Most DeFi applications use stablecoins, which all have different ways of measuring the U.S. dollar value. Yield farmers can benefit from this, profiting off the exchange rate differences by moving their funds around various liquidity pools. 

Some LPs even borrow from the pool they lend to, then lend that crypto again, maximizing their rewards. While it may seem like cheating the system, DeFi platforms encourage yield farming since it makes their services more in-demand.

Limits and Risks

Different DeFi platforms have varying protocols guiding what LPs can and can’t do. Many require some kind of collateral for financial actions, most often a small crypto fee. On some, all users need to qualify as an LP is to have an Ethereum wallet.

Most DeFi activity right now is happening on the Ethereum blockchain, so they use ERC-20 tokens. This could change as DeFi becomes more popular, but for now, the most profitable yield farming utilizes Ethereum. Blockchain-agnostic applications may appear in the future, but there aren’t any major platforms with this feature as of now.

DeFi yield farming sounds like an excellent opportunity to make profits, but it’s risky. First of all, maximizing yields requires a deep understanding of the highly complex algorithms that determine exchange rates and rewards. Users that don’t understand these systems are more likely to lose money than make it through yield farming.

Like many kinds of investments, users won’t likely see high returns unless they have high initial investments. Crypto whales who have coins to spare are far more likely to profit from yield farming. Without a substantial first investment, returns will be slow and possibly minimal.

Since almost all DeFi activity runs on Ethereum, there are also reliability issues. Increased activity leads to a higher chance of mistakes in these transactions.
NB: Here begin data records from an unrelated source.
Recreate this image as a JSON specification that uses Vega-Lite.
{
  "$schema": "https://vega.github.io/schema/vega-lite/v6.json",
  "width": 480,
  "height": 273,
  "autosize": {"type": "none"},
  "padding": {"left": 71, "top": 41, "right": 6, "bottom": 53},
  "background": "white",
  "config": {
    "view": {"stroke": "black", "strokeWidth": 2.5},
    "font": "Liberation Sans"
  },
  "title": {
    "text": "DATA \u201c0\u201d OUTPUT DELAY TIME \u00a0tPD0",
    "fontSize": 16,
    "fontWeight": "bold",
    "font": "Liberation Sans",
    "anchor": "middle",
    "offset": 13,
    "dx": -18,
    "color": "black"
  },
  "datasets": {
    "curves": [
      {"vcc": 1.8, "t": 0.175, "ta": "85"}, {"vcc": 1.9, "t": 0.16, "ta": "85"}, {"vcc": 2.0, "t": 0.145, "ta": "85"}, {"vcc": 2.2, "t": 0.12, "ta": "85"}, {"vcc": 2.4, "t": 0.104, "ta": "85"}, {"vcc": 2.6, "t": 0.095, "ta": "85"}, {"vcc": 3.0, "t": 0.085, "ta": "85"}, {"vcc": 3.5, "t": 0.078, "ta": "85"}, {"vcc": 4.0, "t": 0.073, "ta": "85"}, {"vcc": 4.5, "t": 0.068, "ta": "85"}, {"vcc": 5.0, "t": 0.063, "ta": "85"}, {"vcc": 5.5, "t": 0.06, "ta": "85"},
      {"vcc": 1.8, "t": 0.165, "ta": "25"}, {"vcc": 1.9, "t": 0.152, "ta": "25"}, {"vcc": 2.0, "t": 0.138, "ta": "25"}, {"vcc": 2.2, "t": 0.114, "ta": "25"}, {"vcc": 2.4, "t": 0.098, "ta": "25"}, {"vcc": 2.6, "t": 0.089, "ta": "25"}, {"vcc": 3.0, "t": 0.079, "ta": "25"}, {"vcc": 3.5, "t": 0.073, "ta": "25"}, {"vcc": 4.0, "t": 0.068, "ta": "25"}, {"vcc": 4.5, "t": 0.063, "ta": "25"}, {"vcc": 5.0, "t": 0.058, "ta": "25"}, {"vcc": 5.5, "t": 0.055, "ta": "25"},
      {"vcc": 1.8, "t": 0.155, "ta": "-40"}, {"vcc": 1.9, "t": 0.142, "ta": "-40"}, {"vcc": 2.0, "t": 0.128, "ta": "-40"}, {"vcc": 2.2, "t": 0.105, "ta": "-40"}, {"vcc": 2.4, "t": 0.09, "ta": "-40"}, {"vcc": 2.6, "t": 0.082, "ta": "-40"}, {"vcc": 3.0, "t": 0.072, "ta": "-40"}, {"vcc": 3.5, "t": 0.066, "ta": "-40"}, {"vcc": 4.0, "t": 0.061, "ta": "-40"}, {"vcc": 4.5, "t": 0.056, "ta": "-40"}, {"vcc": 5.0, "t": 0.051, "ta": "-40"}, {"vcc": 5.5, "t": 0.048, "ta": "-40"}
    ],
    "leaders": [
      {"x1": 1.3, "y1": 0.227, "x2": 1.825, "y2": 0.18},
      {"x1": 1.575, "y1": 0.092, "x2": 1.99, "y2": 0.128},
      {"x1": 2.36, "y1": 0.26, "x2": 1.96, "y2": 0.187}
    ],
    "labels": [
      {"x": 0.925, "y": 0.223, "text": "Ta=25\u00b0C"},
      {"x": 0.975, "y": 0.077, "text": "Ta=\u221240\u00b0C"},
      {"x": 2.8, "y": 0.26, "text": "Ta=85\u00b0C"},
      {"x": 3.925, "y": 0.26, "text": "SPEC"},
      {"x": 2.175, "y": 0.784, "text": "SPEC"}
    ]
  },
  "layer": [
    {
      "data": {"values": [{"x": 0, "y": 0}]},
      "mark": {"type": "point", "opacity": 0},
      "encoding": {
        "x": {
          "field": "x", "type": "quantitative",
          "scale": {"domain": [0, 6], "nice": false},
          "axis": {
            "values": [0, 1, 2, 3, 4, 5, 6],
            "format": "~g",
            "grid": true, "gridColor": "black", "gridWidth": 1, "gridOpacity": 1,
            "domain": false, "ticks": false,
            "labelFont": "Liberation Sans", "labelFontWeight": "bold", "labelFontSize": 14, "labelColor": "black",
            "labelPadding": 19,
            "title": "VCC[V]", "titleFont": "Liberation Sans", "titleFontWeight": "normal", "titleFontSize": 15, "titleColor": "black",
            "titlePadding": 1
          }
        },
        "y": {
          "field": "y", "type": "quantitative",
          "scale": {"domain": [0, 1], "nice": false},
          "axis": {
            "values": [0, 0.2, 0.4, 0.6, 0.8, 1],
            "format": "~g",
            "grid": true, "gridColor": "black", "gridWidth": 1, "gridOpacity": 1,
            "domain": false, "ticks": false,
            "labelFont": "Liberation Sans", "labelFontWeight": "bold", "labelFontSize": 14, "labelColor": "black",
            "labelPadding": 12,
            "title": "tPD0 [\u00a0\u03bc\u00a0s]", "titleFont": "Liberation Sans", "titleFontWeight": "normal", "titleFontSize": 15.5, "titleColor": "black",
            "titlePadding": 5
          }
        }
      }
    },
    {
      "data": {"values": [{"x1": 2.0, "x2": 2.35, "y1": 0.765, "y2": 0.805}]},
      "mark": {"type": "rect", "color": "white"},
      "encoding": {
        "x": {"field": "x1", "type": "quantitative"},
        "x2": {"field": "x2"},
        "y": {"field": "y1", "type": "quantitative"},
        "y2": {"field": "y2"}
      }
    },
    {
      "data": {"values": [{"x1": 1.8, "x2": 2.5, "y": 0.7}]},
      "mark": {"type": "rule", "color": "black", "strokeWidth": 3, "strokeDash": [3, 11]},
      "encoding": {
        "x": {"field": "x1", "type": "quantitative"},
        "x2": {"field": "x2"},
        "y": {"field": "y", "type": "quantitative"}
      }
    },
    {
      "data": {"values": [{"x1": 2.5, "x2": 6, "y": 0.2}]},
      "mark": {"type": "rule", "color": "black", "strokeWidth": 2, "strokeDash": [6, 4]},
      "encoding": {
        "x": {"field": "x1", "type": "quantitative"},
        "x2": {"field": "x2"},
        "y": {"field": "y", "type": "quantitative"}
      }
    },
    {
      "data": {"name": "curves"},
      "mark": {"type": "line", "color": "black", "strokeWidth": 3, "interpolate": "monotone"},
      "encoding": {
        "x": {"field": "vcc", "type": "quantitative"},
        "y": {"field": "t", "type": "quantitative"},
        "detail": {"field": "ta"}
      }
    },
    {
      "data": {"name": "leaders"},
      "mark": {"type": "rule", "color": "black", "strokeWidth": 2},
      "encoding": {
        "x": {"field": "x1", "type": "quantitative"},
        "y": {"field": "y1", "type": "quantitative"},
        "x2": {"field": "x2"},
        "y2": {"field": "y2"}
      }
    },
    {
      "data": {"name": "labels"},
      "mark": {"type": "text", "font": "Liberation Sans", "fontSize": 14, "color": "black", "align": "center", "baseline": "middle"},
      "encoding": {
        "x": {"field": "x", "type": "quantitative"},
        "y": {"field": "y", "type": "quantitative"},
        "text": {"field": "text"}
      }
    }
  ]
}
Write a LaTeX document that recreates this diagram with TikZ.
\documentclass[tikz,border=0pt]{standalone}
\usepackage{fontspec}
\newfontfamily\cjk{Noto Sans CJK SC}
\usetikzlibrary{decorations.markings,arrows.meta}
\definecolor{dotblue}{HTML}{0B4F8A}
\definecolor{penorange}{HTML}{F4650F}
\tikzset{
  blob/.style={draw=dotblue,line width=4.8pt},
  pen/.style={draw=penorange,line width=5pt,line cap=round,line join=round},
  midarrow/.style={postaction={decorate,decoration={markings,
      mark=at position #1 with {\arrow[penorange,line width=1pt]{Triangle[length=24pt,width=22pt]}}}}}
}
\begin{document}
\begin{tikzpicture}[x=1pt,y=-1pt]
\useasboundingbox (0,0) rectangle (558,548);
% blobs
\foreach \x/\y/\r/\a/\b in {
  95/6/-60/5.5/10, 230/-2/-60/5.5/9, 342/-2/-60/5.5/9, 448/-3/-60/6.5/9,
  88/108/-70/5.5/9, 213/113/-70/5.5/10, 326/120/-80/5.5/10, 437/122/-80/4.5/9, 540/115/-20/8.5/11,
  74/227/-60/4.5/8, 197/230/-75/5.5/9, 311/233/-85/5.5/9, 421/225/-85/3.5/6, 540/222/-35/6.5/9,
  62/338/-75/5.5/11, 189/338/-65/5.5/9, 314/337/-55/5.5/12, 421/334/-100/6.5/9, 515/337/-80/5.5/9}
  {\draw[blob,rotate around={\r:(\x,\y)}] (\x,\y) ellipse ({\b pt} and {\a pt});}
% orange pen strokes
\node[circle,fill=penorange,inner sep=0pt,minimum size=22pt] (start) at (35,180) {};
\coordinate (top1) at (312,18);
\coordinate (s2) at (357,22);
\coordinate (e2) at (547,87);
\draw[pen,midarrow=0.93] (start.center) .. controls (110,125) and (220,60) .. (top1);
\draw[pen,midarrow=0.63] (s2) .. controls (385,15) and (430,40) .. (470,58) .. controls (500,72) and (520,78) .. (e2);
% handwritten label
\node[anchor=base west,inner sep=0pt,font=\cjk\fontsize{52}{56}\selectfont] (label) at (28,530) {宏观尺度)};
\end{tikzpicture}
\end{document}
Is Yield Farming Sustainable?


Some crypto investors are worried about DeFi yield farming’s meteoric growth. Memories of the 2017 cryptocurrency crash reemerge as more people flock to yield farming. A DeFi bubble could be forming, making this an unsustainable and dangerous practice.


Compared to 2017, today’s cryptocurrency market is much larger and more diverse. This size and diversity will lessen the impact of sudden changes in supply and demand. Many of the creators of leading DeFi applications come from the world of traditional finance, offering assurance to some.

As improvements come to the Ethereum blockchain, DeFi’s risk will go down. Similarly, features like blockchain-agnostic services will help lessen the risk of a crash. So while yield farming is risky, it won’t likely see a similar disaster as crypto did in 2017.

All Crypto Is Volatile

The cryptocurrency market as a whole is volatile, and DeFi is no exception. Like crypto in its early days, making significant profits off yield farming seems straightforward but is unlikely. Only users with crypto to spare and in-depth knowledge of the underlying algorithms will see substantial yields.

That said, yield farming isn’t necessarily a disaster waiting to happen. If investors have patience and remember not to invest more than they could afford to lose, it could lead to positive results. Yield farming won’t revolutionize crypto, but it’s not a death sentence, either.